Brazil – According to a new study published on Friday in the journal Science Advances, more than half of all tree species in the Amazon (57 percent) are being threatened by deforestation. The study explored and analyzed more than 15,000 tree species which includes cacao plants, which are the source of chocolate, and the Brazil nut.
A study of this magnitude had not been done before, this is one of the first investigation to look at deforestation in the Amazon since 1950s, when researchers had fisrt noted the decline of tree stocks.
The data, which also classified the threatens in species-by-species, evidenced that between 36 percent and 57 percent of the trees are disposed to qualify as being part of the globally threatened species of the Red List of Threatened Species classified by the International Union for Conservation of Nature.
As reported by Nigel Pitman, one of the 150 researchers from almost 100 institutions, they “are just offering a new estimate of how tree species have been affected by historical deforestation, and how they’ll be affected by forest loss in the future”. “We aren’t saying that the situation in the Amazon has suddenly gotten worse for tree species,” said the ecologist of the Field Museum of Chicago in a press release on friday.
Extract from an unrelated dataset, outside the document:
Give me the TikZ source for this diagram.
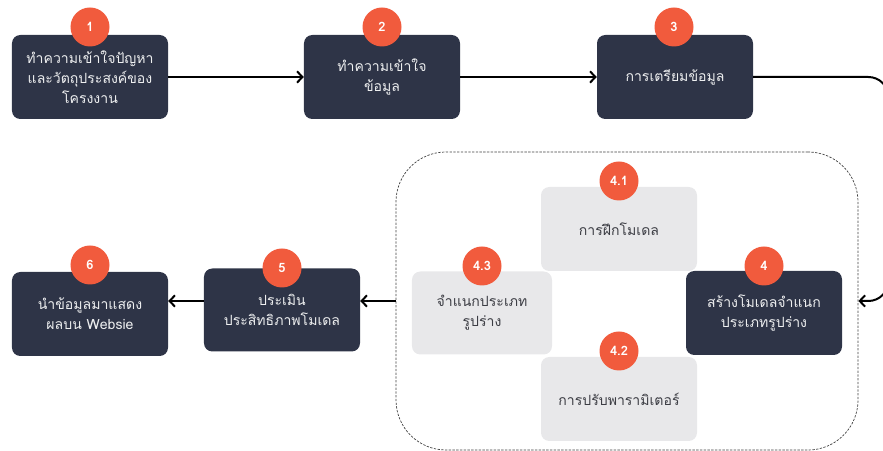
\documentclass[tikz,border=0pt]{standalone}
\usepackage{fontspec}
\newfontfamily\thaifont[Script=Thai]{Loma}
\usetikzlibrary{arrows.meta, calc}

\definecolor{stepdark}{HTML}{2E3447}
\definecolor{steporange}{HTML}{F15B3D}
\definecolor{steplight}{HTML}{E8E8EA}
\definecolor{steptext}{HTML}{3C3D44}

\begin{document}
\begin{tikzpicture}[x = 0.03cm, y = 0.03cm,
		darkbox/.style = {rectangle, rounded corners = 0.25cm, fill = stepdark, text = white!92!stepdark, align = center,
			font = \thaifont\fontsize{12}{17}\selectfont, minimum width = 4.68cm, minimum height = 2.52cm, inner sep = 0pt},
		lightbox/.style = {darkbox, fill = steplight, text = steptext},
		badge/.style = {circle, fill = steporange, text = white, font = \thaifont\bfseries\fontsize{11}{13}\selectfont,
			minimum size = 1.17cm, inner sep = 0pt},
		dashbox/.style = {rectangle, draw = black!75, line width = 0.6pt, dash pattern = on 2pt off 1.2pt,
			rounded corners = 1.5cm, minimum width = 13.86cm, minimum height = 8.94cm},
		flow/.style = {line width = 1.7pt, -{Straight Barb[length = 1.6mm, width = 3.4mm, line width = 1.7pt]}}]

			\useasboundingbox (0,0) rectangle (883,451);

			\node [dashbox] (group) at (627,150) {};

			\begin{scope}
				\node [darkbox] (s1) at (90,374) {ทำความเข้าใจปัญหา\\และวัตถุประสงค์ของ\\โครงงาน};
				\node [darkbox] (s2) at (382,374) {ทำความเข้าใจ\\ข้อมูล};
				\node [darkbox] (s3) at (675,374) {การเตรียมข้อมูล};
				\node [darkbox] (s4) at (764,138) {สร้างโมเดลจำแนก\\ประเภทรูปร่าง};
				\node [darkbox, minimum height = 2.49cm] (s5) at (282,141) {ประเมิน\\ประสิทธิภาพโมเดล};
				\node [darkbox] (s6) at (90,137) {นำข้อมูลมาแสดง\\ผลบน Websie};
			\end{scope}

			\begin{scope}
				\node [lightbox] (s41) at (619,222) {การฝึกโมเดล};
				\node [lightbox] (s42) at (619,52) {การปรับพารามิเตอร์};
				\node [lightbox, minimum width = 4.2cm, minimum height = 2.49cm] (s43) at (482,138) {จำแนกประเภท\\รูปร่าง};
			\end{scope}

			\foreach \name/\num/\x/\y in {b1/1/90/424, b2/2/382/424, b3/3/674/424, b4/4/764/185,
				b41/4.1/619/270, b42/4.2/619/100, b43/4.3/482/185, b5/5/282/183, b6/6/90/186}
			{
				\node [badge] (\name) at (\x,\y) {\num};
			}

			\coordinate (bend) at ($(group.east)+(30,0)$);

			\begin{scope}
				\draw [flow] (s1) -- (s2);
				\draw [flow] (s2) -- (s3);
				\draw [flow, rounded corners = 0.6cm] (s3.east) -| (bend) -- (group.east);
				\draw [flow] (group.west) -- (s5.east |- group.west);
				\draw [flow] (s5.west |- group.west) -- (s6.east |- group.west);
			\end{scope}
		\end{tikzpicture}
\end{document}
That being said, a big part of threatened species are growing in sheltered areas and indigenous territories. The researchers claimed that the Amazon is making efforts to extend parks and protected areas, which is a thing they assign a huge importance. Tropical ecologist from Florida International University, Kenneth J. Feeley, said plans had to be done to make sure protections were enforced, because those areas are not completely exempt from human development.
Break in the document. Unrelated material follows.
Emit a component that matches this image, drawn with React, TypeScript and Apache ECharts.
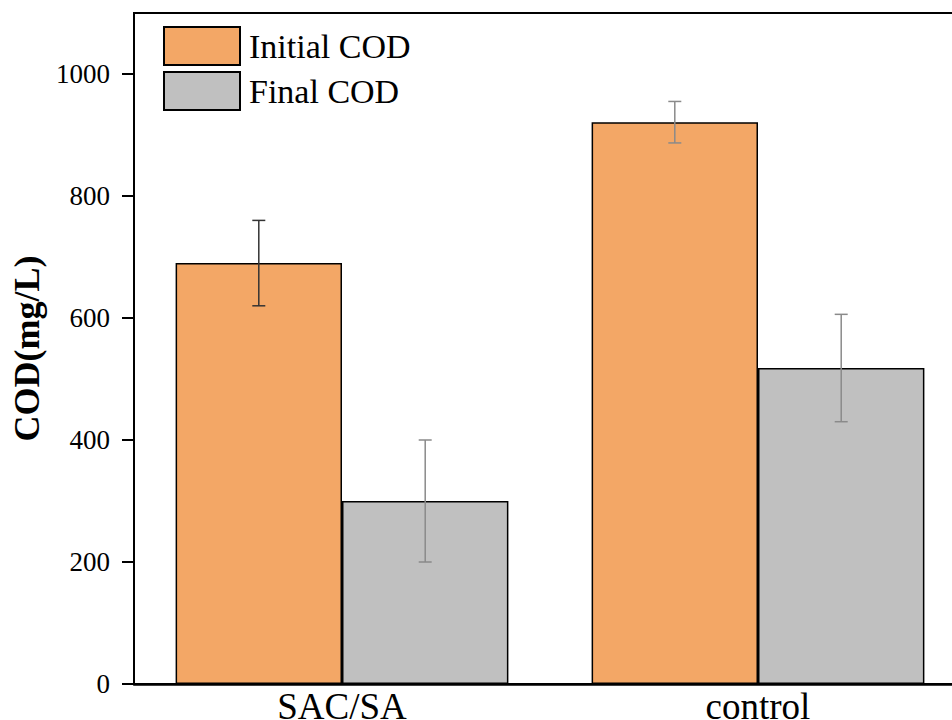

Some parks and reserves in Brasil have no management plans for long term or budgets to make them work. “This is a major problem in conservation. It’s very easy for governments to draw a line on the map and declare an area protected,” “It’s much harder to make that area effectively protected.” said Feeley.
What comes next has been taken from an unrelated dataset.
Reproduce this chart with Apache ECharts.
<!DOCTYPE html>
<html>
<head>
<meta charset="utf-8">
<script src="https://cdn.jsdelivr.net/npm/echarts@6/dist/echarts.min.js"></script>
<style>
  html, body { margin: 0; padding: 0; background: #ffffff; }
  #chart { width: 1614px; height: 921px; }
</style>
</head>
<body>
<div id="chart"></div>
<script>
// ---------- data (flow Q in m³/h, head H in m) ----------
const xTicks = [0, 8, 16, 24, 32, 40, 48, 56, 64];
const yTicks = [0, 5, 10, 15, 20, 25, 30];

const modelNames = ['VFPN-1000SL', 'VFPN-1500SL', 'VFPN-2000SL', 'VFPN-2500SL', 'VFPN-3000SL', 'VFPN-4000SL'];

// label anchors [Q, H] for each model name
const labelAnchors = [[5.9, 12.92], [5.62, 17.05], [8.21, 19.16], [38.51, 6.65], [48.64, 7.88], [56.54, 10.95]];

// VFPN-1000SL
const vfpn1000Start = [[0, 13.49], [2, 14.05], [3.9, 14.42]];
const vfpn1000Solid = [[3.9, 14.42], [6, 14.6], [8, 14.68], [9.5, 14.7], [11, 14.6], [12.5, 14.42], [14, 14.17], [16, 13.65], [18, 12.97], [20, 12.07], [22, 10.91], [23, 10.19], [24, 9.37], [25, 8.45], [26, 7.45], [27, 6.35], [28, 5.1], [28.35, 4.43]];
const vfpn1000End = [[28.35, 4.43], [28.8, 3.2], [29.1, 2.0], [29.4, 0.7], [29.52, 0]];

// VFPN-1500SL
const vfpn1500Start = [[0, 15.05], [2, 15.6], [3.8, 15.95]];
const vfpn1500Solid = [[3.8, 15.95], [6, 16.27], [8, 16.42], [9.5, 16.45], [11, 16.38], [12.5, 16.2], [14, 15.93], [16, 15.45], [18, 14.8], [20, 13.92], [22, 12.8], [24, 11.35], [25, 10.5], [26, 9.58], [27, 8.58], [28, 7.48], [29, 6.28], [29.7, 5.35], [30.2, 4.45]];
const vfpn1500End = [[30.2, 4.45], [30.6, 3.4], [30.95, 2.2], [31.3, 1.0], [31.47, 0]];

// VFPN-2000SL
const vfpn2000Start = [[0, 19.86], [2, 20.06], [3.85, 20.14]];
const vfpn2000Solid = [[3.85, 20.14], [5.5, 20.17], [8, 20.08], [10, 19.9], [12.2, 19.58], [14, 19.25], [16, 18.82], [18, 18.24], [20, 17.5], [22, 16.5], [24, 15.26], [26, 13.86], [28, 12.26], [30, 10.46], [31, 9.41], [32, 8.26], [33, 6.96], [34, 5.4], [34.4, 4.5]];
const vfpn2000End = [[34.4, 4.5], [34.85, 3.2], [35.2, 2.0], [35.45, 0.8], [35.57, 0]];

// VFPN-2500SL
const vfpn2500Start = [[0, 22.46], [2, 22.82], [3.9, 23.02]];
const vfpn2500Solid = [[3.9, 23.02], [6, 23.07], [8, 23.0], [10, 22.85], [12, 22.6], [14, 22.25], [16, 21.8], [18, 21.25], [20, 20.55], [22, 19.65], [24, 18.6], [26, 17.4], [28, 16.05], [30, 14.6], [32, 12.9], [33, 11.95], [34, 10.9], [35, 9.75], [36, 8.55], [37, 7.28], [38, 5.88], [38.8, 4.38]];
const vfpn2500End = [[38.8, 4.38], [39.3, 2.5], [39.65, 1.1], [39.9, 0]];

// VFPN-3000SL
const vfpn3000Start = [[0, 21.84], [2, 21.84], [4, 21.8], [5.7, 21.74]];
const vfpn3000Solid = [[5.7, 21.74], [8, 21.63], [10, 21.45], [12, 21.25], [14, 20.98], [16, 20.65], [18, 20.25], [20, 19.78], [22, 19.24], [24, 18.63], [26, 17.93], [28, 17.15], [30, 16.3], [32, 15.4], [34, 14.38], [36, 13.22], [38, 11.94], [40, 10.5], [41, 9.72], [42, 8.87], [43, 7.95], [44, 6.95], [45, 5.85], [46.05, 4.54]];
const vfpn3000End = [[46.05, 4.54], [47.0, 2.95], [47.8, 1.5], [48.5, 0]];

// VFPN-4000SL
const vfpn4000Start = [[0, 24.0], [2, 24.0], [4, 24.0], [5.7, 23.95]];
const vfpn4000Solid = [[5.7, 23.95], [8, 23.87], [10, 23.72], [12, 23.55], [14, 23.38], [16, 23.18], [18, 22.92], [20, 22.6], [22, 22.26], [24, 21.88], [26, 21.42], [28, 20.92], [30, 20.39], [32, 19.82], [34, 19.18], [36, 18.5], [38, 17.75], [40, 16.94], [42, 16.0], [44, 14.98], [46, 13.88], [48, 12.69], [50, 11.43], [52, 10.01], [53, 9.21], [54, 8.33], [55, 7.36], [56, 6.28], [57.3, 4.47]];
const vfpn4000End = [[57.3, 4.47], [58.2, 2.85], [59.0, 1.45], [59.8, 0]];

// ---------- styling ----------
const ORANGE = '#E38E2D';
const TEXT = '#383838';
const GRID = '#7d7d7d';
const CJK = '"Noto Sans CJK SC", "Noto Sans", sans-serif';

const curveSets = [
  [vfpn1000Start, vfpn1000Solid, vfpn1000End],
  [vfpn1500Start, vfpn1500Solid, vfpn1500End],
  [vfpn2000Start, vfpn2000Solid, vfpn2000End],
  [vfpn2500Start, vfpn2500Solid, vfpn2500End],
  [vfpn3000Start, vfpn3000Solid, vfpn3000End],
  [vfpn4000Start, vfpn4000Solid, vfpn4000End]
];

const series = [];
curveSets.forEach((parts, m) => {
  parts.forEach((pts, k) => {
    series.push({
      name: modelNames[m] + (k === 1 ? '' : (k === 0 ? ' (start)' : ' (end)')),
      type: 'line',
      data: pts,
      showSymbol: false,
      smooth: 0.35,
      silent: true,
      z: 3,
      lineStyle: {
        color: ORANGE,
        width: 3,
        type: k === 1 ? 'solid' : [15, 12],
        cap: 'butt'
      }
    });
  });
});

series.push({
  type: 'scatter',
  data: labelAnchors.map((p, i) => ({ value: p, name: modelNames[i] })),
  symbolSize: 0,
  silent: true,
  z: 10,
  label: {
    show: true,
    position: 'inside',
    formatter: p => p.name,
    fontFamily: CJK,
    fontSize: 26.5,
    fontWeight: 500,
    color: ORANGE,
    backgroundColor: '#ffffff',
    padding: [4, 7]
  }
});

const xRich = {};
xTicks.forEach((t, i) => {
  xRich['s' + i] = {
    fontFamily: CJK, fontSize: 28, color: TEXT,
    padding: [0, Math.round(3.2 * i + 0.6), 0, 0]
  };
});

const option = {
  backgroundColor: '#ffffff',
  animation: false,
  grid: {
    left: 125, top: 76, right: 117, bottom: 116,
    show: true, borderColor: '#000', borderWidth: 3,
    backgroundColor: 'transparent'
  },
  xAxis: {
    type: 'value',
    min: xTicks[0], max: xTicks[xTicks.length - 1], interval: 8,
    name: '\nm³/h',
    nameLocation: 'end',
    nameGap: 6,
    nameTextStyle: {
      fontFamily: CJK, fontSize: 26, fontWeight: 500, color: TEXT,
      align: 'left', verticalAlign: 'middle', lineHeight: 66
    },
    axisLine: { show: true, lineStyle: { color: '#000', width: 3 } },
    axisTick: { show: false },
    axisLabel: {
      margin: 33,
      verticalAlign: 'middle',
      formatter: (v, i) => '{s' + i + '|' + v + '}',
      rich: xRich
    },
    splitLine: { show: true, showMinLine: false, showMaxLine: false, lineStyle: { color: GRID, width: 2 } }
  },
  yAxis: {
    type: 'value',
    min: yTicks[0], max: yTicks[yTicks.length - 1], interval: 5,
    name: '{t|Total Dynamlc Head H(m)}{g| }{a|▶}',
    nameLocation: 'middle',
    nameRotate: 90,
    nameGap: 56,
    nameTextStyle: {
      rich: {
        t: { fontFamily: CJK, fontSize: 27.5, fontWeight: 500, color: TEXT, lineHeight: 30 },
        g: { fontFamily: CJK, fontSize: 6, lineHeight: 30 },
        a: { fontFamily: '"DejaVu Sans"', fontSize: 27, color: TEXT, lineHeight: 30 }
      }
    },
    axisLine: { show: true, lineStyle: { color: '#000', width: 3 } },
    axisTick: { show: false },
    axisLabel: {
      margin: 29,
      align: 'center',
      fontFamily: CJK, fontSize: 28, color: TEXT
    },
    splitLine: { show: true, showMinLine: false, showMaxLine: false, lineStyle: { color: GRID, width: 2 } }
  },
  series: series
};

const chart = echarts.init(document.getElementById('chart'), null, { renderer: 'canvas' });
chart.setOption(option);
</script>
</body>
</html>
A new computer model of two approaches was constructed after collecting the data. The first is called the “business as usual” model, it reports that probably about 40 percent of the original Amazon forests would disappear by 2050, In contrast, another model where governments would make firm preservation controls reduced the number of threatened and destroyed forests by 21 percent. According to the first model, 8,690 trees species must be classified as threatened and the number would reduce to 5,515 according to the second model.
“If we can keep these reserves from suffering degradation, then we can actually protect a substantial part of the diversity in the Amazon,” said the principal author of the paper, Hans ter Steege, from the Naturalis Biodiversity Center in the Netherlands.